▶ **Exercise goal**: Reproduce exactly the lines starting at the line that contains "Give me the" and ending at the line that contains "XAxis, YAxis, CartesianGrid". Omit pictures.

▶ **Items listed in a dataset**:
******************************
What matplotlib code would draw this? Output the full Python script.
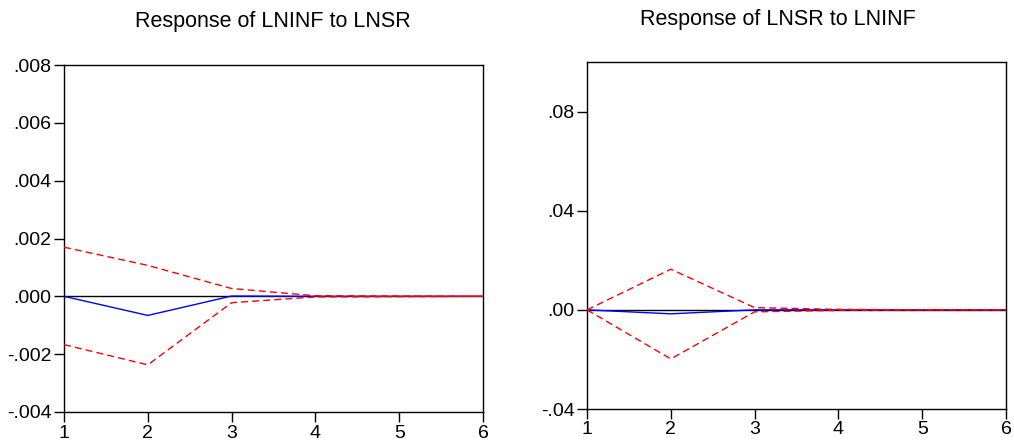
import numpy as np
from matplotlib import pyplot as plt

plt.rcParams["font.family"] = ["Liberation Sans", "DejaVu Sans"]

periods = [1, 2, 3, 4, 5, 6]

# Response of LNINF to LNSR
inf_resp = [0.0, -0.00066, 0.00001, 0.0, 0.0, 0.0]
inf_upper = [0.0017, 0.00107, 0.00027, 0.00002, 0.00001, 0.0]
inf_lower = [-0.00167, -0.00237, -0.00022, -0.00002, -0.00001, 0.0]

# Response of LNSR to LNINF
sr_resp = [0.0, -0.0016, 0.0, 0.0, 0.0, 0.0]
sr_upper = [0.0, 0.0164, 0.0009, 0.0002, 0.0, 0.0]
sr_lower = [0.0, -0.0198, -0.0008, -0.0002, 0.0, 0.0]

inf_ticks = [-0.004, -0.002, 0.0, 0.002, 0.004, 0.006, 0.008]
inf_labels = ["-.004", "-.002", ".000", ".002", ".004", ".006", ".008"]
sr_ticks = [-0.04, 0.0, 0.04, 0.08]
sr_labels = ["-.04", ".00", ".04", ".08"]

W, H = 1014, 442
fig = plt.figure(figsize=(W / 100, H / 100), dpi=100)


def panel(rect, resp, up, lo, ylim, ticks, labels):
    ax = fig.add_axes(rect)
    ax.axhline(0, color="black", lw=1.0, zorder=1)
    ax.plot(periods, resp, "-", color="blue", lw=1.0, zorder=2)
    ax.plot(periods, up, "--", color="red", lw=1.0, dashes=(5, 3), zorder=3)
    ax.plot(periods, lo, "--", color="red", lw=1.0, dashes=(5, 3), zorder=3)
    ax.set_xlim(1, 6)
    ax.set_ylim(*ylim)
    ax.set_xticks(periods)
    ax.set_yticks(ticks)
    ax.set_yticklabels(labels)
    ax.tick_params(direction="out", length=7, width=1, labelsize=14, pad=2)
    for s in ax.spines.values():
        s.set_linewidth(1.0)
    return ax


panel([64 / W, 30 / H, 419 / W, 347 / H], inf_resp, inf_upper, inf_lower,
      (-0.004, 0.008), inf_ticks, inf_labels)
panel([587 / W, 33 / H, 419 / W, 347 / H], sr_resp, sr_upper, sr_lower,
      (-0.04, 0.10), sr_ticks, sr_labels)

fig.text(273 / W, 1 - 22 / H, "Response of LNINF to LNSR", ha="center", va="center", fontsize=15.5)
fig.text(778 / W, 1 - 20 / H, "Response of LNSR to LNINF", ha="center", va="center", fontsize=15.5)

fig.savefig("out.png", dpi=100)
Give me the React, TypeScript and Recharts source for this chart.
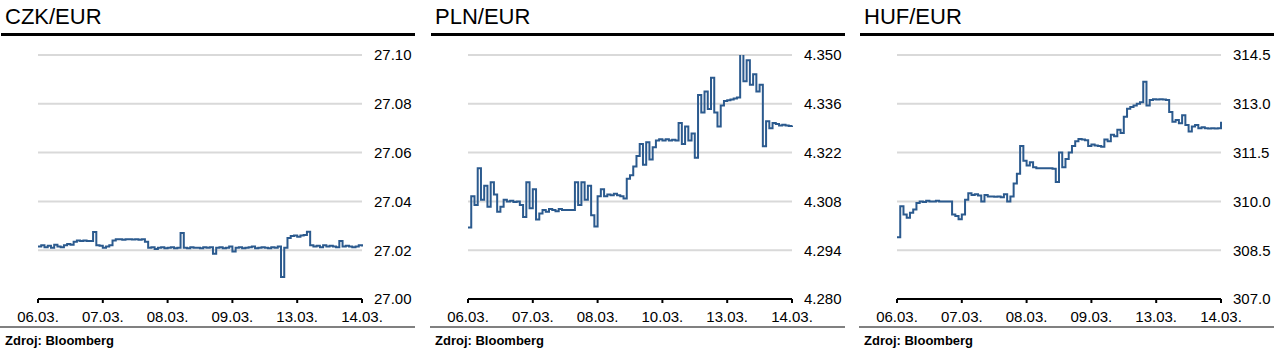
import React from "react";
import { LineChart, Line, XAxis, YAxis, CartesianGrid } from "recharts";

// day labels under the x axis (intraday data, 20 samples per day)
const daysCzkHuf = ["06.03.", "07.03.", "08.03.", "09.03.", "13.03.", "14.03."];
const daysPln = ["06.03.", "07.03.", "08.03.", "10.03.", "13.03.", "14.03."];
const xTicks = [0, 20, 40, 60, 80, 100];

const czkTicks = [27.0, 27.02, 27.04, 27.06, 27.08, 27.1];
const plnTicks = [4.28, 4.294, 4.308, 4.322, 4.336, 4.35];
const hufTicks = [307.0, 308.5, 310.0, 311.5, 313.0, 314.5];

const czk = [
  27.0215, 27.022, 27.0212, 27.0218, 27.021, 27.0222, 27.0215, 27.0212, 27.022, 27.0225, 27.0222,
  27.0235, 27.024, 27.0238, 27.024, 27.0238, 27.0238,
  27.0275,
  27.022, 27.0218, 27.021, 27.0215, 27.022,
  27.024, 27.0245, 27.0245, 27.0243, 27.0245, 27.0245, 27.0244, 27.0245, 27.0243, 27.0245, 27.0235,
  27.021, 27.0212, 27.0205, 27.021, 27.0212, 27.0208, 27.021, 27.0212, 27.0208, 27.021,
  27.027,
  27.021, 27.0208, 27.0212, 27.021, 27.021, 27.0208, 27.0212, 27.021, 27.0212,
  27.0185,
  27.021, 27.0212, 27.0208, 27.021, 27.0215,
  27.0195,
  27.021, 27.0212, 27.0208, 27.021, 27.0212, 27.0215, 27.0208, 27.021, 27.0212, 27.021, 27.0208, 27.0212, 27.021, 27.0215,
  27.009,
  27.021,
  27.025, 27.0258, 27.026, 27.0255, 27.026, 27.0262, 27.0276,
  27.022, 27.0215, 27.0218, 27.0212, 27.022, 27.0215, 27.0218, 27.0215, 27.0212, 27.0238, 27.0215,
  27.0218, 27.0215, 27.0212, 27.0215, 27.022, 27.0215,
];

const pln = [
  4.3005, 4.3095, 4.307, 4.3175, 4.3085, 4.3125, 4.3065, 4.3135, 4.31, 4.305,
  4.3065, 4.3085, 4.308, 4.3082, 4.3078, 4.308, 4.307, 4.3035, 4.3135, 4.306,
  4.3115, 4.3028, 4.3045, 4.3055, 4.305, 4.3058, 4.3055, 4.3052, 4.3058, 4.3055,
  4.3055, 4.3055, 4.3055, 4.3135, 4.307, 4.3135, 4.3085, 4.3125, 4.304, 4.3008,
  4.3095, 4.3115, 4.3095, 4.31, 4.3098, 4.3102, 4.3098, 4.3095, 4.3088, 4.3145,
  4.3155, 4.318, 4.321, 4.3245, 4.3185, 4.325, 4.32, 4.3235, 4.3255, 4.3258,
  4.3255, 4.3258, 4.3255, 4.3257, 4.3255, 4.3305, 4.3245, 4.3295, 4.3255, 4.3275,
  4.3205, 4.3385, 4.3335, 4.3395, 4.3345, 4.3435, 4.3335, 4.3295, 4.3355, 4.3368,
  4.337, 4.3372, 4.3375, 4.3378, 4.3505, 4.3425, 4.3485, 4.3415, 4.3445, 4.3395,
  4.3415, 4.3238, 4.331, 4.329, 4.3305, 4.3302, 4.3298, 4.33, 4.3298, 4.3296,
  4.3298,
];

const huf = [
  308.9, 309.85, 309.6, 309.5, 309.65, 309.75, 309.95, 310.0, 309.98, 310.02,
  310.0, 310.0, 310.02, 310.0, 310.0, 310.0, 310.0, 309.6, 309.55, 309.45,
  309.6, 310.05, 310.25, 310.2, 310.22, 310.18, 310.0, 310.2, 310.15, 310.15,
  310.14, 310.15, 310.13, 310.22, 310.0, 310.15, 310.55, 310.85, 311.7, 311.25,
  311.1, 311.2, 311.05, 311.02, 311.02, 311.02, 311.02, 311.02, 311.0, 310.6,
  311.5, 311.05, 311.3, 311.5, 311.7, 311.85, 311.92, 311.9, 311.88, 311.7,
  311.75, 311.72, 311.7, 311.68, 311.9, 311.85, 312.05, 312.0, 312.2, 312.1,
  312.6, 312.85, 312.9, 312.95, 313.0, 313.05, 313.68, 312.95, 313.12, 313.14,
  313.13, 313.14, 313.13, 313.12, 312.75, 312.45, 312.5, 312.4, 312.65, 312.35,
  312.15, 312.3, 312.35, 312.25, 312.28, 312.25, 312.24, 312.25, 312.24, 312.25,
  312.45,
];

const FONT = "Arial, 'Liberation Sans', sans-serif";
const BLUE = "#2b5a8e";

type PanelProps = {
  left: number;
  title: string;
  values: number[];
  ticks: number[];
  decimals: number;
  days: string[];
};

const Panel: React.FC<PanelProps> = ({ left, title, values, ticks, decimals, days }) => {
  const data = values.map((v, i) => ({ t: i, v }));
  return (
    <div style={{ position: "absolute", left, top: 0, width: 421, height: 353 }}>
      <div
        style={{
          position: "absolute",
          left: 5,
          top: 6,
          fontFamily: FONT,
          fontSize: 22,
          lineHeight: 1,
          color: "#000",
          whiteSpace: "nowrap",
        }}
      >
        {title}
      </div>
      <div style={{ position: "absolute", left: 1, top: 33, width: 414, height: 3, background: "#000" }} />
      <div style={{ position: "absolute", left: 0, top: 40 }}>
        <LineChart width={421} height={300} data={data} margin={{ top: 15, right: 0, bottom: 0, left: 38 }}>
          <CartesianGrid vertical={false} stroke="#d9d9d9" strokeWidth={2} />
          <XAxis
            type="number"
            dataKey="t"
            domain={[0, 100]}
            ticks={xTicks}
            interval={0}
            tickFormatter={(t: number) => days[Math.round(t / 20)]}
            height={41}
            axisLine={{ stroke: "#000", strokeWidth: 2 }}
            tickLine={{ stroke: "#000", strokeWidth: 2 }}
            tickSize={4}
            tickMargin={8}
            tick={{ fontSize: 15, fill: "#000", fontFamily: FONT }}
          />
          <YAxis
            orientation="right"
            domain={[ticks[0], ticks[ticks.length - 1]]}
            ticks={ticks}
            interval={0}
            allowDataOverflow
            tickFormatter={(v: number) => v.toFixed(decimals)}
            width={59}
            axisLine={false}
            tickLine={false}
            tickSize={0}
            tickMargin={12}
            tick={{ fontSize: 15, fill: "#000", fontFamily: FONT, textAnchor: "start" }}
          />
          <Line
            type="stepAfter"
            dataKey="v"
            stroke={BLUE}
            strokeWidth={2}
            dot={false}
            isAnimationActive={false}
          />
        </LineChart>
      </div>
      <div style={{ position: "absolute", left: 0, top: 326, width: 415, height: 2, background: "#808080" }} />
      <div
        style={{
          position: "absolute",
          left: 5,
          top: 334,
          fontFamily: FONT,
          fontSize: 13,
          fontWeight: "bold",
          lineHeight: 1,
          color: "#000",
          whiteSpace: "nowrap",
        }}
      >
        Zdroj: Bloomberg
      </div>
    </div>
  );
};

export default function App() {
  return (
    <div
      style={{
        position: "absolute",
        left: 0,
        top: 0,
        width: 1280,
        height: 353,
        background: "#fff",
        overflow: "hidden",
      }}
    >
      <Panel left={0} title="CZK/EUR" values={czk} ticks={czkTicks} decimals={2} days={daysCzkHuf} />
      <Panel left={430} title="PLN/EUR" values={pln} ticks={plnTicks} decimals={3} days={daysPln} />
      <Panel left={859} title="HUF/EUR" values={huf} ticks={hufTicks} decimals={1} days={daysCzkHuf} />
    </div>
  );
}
******************************
▶ **The output**:
Give me the React, TypeScript and Recharts source for this chart.
import React from "react";
import { LineChart, Line, XAxis, YAxis, CartesianGrid } from "recharts";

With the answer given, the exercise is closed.